### INFORMATION SUPPLIED
⁂

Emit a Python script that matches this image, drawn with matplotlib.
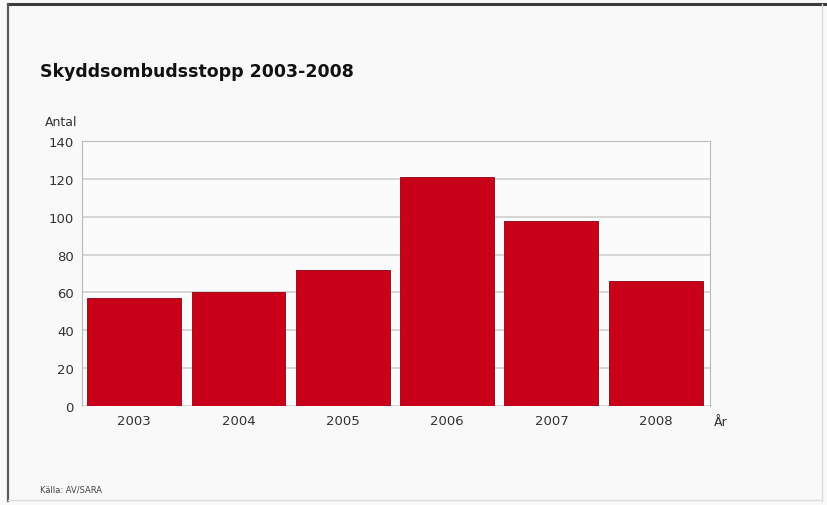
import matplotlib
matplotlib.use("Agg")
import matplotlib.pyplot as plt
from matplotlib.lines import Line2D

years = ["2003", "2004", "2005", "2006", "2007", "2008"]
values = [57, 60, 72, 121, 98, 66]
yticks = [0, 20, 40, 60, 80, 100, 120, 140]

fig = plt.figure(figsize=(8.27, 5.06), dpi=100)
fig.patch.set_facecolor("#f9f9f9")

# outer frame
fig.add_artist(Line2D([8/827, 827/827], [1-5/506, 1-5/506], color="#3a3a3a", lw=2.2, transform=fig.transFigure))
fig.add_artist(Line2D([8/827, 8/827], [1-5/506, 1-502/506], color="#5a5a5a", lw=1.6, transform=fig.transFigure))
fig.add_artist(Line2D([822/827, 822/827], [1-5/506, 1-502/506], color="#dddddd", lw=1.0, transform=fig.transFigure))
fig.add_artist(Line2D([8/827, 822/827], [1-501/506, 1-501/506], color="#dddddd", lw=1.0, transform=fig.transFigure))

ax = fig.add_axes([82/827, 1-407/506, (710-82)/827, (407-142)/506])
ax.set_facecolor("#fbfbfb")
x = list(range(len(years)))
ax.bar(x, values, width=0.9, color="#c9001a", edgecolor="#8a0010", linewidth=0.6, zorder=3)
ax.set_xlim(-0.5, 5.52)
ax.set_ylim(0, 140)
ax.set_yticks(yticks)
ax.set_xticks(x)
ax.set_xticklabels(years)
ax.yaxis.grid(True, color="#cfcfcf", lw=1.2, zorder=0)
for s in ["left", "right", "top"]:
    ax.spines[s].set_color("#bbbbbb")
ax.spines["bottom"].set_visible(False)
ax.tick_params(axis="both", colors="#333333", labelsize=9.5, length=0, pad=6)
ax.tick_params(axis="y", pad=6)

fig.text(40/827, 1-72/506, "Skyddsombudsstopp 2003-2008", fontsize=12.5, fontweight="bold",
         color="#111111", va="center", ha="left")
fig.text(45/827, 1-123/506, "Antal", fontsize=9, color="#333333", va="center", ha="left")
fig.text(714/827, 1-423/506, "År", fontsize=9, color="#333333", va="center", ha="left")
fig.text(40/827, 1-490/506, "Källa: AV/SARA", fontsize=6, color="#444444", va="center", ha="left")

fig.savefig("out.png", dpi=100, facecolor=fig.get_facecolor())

⁂

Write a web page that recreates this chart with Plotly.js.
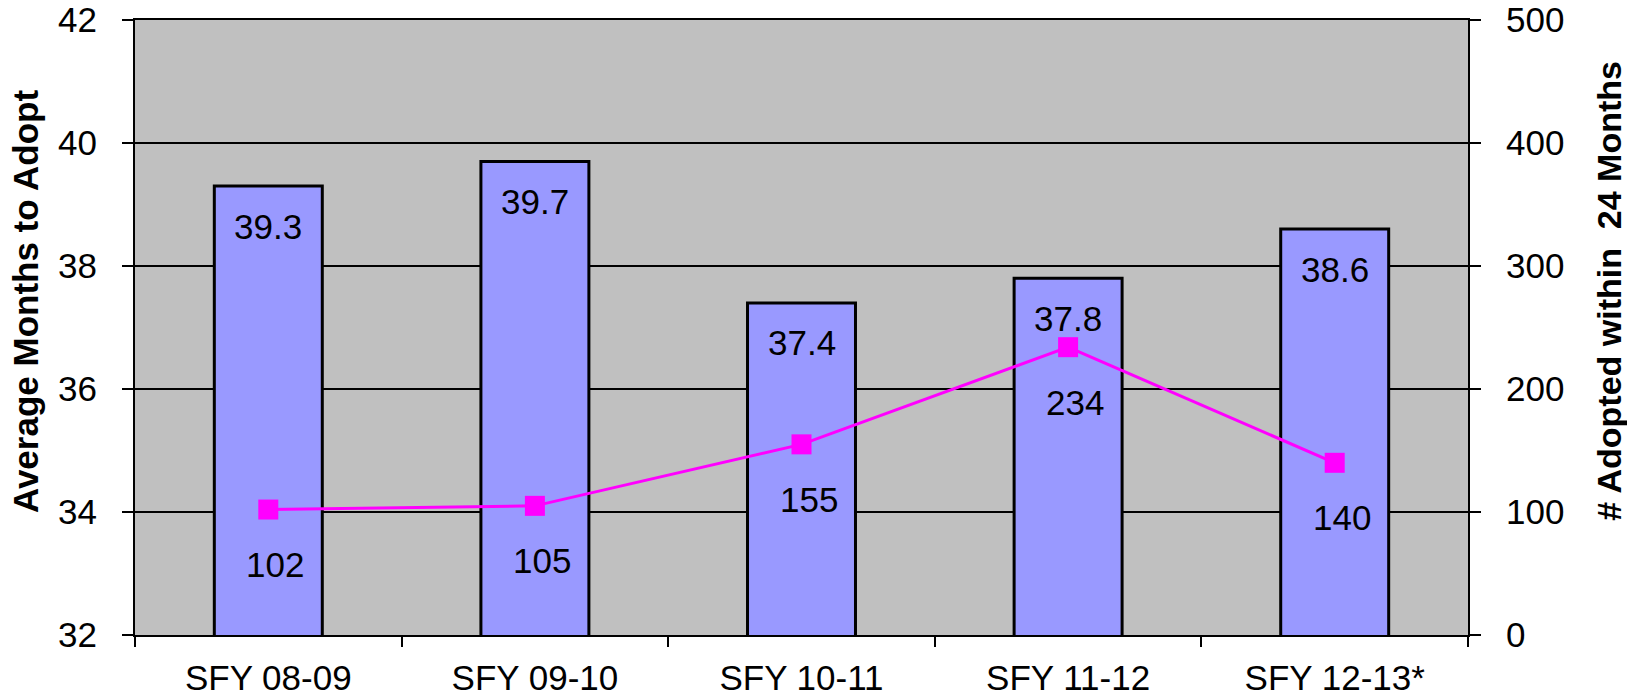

⁂

### WHAT IS REQUIRED
Copy nothing but the lines above that run from the one with "Emit a Python" to the one with "from matplotlib.lines import Line2D", ends included; pictures stay out.

### COMPLETE RESPONSE
Emit a Python script that matches this image, drawn with matplotlib.
import matplotlib
matplotlib.use("Agg")
import matplotlib.pyplot as plt
from matplotlib.lines import Line2D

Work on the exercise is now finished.